On Jan. 1, 1975, Sverdlovsk Oblast had 1,580 public libraries, with a total of 24.8 million books and periodicals. It had 22 museums (including branch museums). Six are in Sverdlovsk. Museums of local lore are in Irbit, Kamensk’-Ural’skii, Krasno-tur’insk (including a branch museum, the Fedorov Geological Museum), and Nev’iansk. The museum of local lore in Nizhnii Tagil has two branches: the A. P. Bondin Museum (Bondin lived and worked in Nizhnii Tagil) and the D. N. Mamin-Sibir-iak Museum in the settlement of Visim (where the writer was born and spent his childhood). Ivdel’, Krasnoufimsk, and Serov also have museums of local lore. The oblast museum of local lore has branches in Sysert’ and in the village of Gerasimovka, Tavda Raion (the Pavlik Morozov Museum). The Geological Museum is in Asbest, the Art Museum is in Nizhnii Tagil, and a branch of the Sverdlovsk Picture Gallery is in Irbit. Sverdlovsk Oblast has ten theaters: five in Sverdlovsk, a drama theater and puppet theater in Nizhnii Tagil, and drama theaters in Serov, Kamensk-Ural’skii, and Irbit. It also has 1,513 clubs, 1,869 motion-picture projection units, and 138 extracurricular institutions, including four palaces of Pioneers, 75 houses of Pioneers, six young technicians’ stations, and a children’s railroad.

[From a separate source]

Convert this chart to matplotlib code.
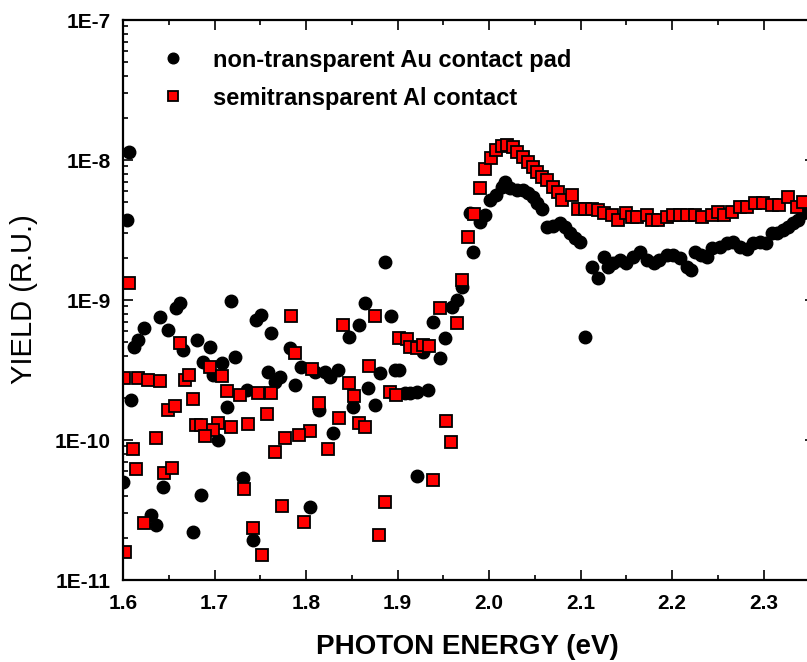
import matplotlib
matplotlib.use("Agg")
import matplotlib.pyplot as plt
from matplotlib.ticker import MultipleLocator, LogLocator, FixedLocator, NullFormatter
import numpy as np

plt.rcParams["font.family"] = ["Liberation Sans", "DejaVu Sans"]

# non-transparent Au contact pad (black circles)
au_energy = [
    1.607, 1.604, 1.600, 1.609, 1.612, 1.616, 1.623, 1.640, 1.649, 1.658,
    1.662, 1.666, 1.681, 1.695, 1.687, 1.708, 1.722, 1.698, 1.718, 1.745,
    1.751, 1.762, 1.758, 1.766, 1.782, 1.771, 1.788, 1.795, 1.810, 1.821,
    1.826, 1.835, 1.735, 1.714, 1.704, 1.731, 1.742, 1.685, 1.676, 1.644,
    1.631, 1.636, 1.804, 1.829, 1.814, 1.851, 1.875, 1.868, 1.881, 1.897,
    1.908, 1.913, 1.921, 1.933, 1.921, 1.864, 1.893, 1.858, 1.847, 1.886,
    1.939, 1.952, 1.946, 1.928, 1.959, 1.965, 1.970, 1.902, 1.982, 1.979,
    1.990, 1.995, 2.001, 2.008, 2.014, 2.017, 2.023, 2.030, 2.037, 2.042,
    2.048, 2.052, 2.058, 2.063, 2.070, 2.077, 2.083, 2.088, 2.094, 2.099,
    2.105, 2.112, 2.119, 2.126, 2.130, 2.135, 2.143, 2.150, 2.157, 2.165,
    2.172, 2.180, 2.186, 2.194, 2.201, 2.208, 2.216, 2.221, 2.225, 2.232,
    2.238, 2.244, 2.252, 2.260, 2.266, 2.274, 2.282, 2.288, 2.296, 2.303,
    2.309, 2.314, 2.321, 2.326, 2.332, 2.337, 2.343,
]
au_yield = [
    1.14e-8, 3.7e-9, 5.0e-11, 1.93e-10, 4.6e-10, 5.2e-10, 6.3e-10, 7.6e-10, 6.1e-10, 8.8e-10,
    9.5e-10, 4.4e-10, 5.2e-10, 4.6e-10, 3.6e-10, 3.55e-10, 3.9e-10, 2.9e-10, 9.8e-10, 7.2e-10,
    7.8e-10, 5.8e-10, 3.06e-10, 2.6e-10, 4.55e-10, 2.8e-10, 2.47e-10, 3.3e-10, 3.06e-10, 3.06e-10,
    2.8e-10, 3.16e-10, 2.28e-10, 1.72e-10, 1.0e-10, 5.35e-11, 1.93e-11, 4.05e-11, 2.2e-11, 4.6e-11,
    2.9e-11, 2.47e-11, 3.3e-11, 1.12e-10, 1.64e-10, 1.72e-10, 1.78e-10, 2.35e-10, 3.0e-10, 3.16e-10,
    2.17e-10, 2.17e-10, 2.2e-10, 2.28e-10, 5.5e-11, 9.5e-10, 7.7e-10, 6.6e-10, 5.4e-10, 1.87e-9,
    7.0e-10, 5.35e-10, 3.85e-10, 4.25e-10, 8.9e-10, 1.0e-9, 1.24e-9, 3.16e-10, 2.2e-9, 4.2e-9,
    3.6e-9, 4.05e-9, 5.2e-9, 5.6e-9, 6.4e-9, 7.0e-9, 6.3e-9, 6.1e-9, 6.1e-9, 5.8e-9,
    5.4e-9, 4.9e-9, 4.5e-9, 3.3e-9, 3.4e-9, 3.55e-9, 3.3e-9, 3.0e-9, 2.77e-9, 2.6e-9,
    5.4e-10, 1.72e-9, 1.44e-9, 2.03e-9, 1.72e-9, 1.84e-9, 1.93e-9, 1.84e-9, 2.03e-9, 2.2e-9,
    1.93e-9, 1.84e-9, 1.93e-9, 2.1e-9, 2.1e-9, 2.0e-9, 1.72e-9, 1.64e-9, 2.2e-9, 2.1e-9,
    2.03e-9, 2.35e-9, 2.4e-9, 2.55e-9, 2.6e-9, 2.4e-9, 2.3e-9, 2.55e-9, 2.6e-9, 2.55e-9,
    3.0e-9, 3.0e-9, 3.16e-9, 3.3e-9, 3.55e-9, 3.7e-9, 4.2e-9,
]

# semitransparent Al contact (red squares)
al_energy = [
    1.607, 1.601, 1.616, 1.627, 1.640, 1.662, 1.668, 1.672, 1.695, 1.708,
    1.714, 1.728, 1.747, 1.762, 1.676, 1.649, 1.657, 1.757, 1.636, 1.680,
    1.685, 1.704, 1.698, 1.690, 1.718, 1.737, 1.611, 1.766, 1.614, 1.645,
    1.654, 1.732, 1.623, 1.742, 1.602, 1.752, 1.774, 1.798, 1.886, 1.880,
    1.939, 1.953, 1.958, 1.970, 1.946, 1.965, 1.783, 1.840, 1.875, 1.902,
    1.910, 1.913, 1.921, 1.928, 1.934, 1.788, 1.869, 1.807, 1.847, 1.852,
    1.892, 1.898, 1.814, 1.836, 1.858, 1.864, 1.804, 1.792, 1.777, 1.824,
    1.977, 1.983, 1.990, 1.995, 2.002, 2.008, 2.014, 2.020, 2.026, 2.030,
    2.037, 2.042, 2.048, 2.052, 2.058, 2.063, 2.070, 2.075, 2.080, 2.090,
    2.097, 2.105, 2.112, 2.119, 2.126, 2.134, 2.141, 2.150, 2.156, 2.162,
    2.172, 2.178, 2.184, 2.194, 2.201, 2.208, 2.216, 2.225, 2.233, 2.243,
    2.250, 2.257, 2.265, 2.274, 2.282, 2.290, 2.299, 2.309, 2.317, 2.326,
    2.336, 2.343,
]
al_yield = [
    1.32e-9, 2.77e-10, 2.77e-10, 2.7e-10, 2.64e-10, 4.9e-10, 2.68e-10, 2.9e-10, 3.3e-10, 2.85e-10,
    2.24e-10, 2.1e-10, 2.15e-10, 2.17e-10, 1.96e-10, 1.64e-10, 1.75e-10, 1.54e-10, 1.04e-10, 1.28e-10,
    1.28e-10, 1.32e-10, 1.18e-10, 1.06e-10, 1.24e-10, 1.30e-10, 8.6e-11, 8.2e-11, 6.2e-11, 5.8e-11,
    6.3e-11, 4.5e-11, 2.55e-11, 2.35e-11, 1.58e-11, 1.51e-11, 3.4e-11, 2.6e-11, 3.6e-11, 2.1e-11,
    5.2e-11, 1.37e-10, 9.7e-11, 1.39e-9, 8.8e-10, 6.85e-10, 7.7e-10, 6.6e-10, 7.7e-10, 5.35e-10,
    5.3e-10, 4.6e-10, 4.55e-10, 4.8e-10, 4.7e-10, 4.2e-10, 3.4e-10, 3.2e-10, 2.55e-10, 2.06e-10,
    2.2e-10, 2.1e-10, 1.84e-10, 1.44e-10, 1.32e-10, 1.24e-10, 1.16e-10, 1.09e-10, 1.04e-10, 8.6e-11,
    2.8e-9, 4.1e-9, 6.3e-9, 8.6e-9, 1.03e-8, 1.18e-8, 1.26e-8, 1.28e-8, 1.24e-8, 1.14e-8,
    1.05e-8, 9.7e-9, 8.9e-9, 8.2e-9, 7.6e-9, 7.2e-9, 6.4e-9, 5.9e-9, 5.2e-9, 5.6e-9,
    4.5e-9, 4.5e-9, 4.5e-9, 4.4e-9, 4.2e-9, 4.05e-9, 3.7e-9, 4.2e-9, 3.9e-9, 3.9e-9,
    4.05e-9, 3.7e-9, 3.7e-9, 3.9e-9, 4.05e-9, 4.05e-9, 4.05e-9, 4.05e-9, 3.9e-9, 4.05e-9,
    4.25e-9, 4.05e-9, 4.25e-9, 4.6e-9, 4.6e-9, 4.9e-9, 4.9e-9, 4.77e-9, 4.77e-9, 5.4e-9,
    4.6e-9, 5.0e-9,
]

x_major = [1.6, 1.7, 1.8, 1.9, 2.0, 2.1, 2.2, 2.3]
y_major = [1e-11, 1e-10, 1e-9, 1e-8, 1e-7]
y_labels = ["1E-11", "1E-10", "1E-9", "1E-8", "1E-7"]

fig = plt.figure(figsize=(8.07, 6.62), dpi=100)
ax = fig.add_axes([123 / 807, 82 / 662, 692 / 807, 560 / 662])

ax.plot(au_energy, au_yield, "o", color="black", markersize=9,
        linestyle="none", label="non-transparent Au contact pad")
ax.plot(al_energy, al_yield, "s", markerfacecolor="#ff0000",
        markeredgecolor="black", markeredgewidth=1.3, markersize=8,
        linestyle="none", label="semitransparent Al contact")

ax.set_yscale("log")
ax.set_xlim(1.6, 2.356)
ax.set_ylim(1e-11, 1e-7)

ax.xaxis.set_major_locator(FixedLocator(x_major))
ax.xaxis.set_minor_locator(MultipleLocator(0.05))
ax.set_xticklabels([f"{v:.1f}" for v in x_major])
ax.yaxis.set_major_locator(FixedLocator(y_major))
ax.yaxis.set_minor_locator(LogLocator(base=10, subs=np.arange(2, 10)))
ax.yaxis.set_minor_formatter(NullFormatter())
ax.set_yticklabels(y_labels)

ax.tick_params(which="both", direction="in", top=True, right=True,
               width=1.2, labelsize=15)
ax.tick_params(which="major", length=7)
ax.tick_params(which="minor", length=3.6)
ax.tick_params(axis="x", pad=10)
ax.tick_params(axis="y", pad=9)
for lab in ax.get_xticklabels() + ax.get_yticklabels():
    lab.set_fontweight("bold")
for sp in ax.spines.values():
    sp.set_linewidth(1.6)

ax.set_xlabel("PHOTON ENERGY (eV)", fontsize=20, fontweight="bold")
ax.set_ylabel("YIELD (R.U.)", fontsize=21)
ax.xaxis.set_label_coords((467 - 123) / 692, -(634 - 580) / 560)
ax.yaxis.set_label_coords(-(123 - 38) / 692, (580 - 299) / 560)

leg = ax.legend(loc="upper left", bbox_to_anchor=(0.025, 0.987), frameon=False,
                handlelength=1.0, handletextpad=1.2, labelspacing=0.64,
                markerscale=0.85, prop={"size": 17, "weight": "bold"})

fig.savefig("out.png", dpi=100)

The oblast newspaper Ural’skii rabochii (since 1907) and the Komsomol newspaper Na smenu (1920) are published in Sverdlovsk Oblast. Programs of the All-Union Radio are broadcast from Moscow, and programs of the oblast radio are broadcast from Sverdlovsk. The Central Television Network and oblast television broadcast the same number of hours in the oblast as in the city of Sverdlovsk itself. Moreover, in the major industrial centers and the oblast’s villages, four municipal radio staffs and more than 300 raion and factory radio staffs broadcast local radio programs.

On Jan. 1, 1975, Sverdlovsk Oblast had 437 hospitals, with a total of 57,200 beds, or 13.1 beds per 1,000 persons. It had 12,700 physicians, or one physician per 344 persons. Health facilities include a balneological resort at Nizhnie Sergi, a pelo-therapeutic clinic at Lake Moltaevo, 48 sanatoriums and other health-related institutions, and 18 houses of rest.


Komar, 1. V. Geografiia khoziaistva Urala. Moscow, 1964.
Ural. Moscow, 1968. (In the series Sovetskii Soiuz.)
Narodnoe khoziaistvo Sverdlovskoi oblasti: Slat. sb. Sverdlovsk, 1967.
Moshkin, A., A. Olenev, and E. Shuvalov. Sverdlovskaia oblast’, 2nd ed. Sverdlovsk, 1964.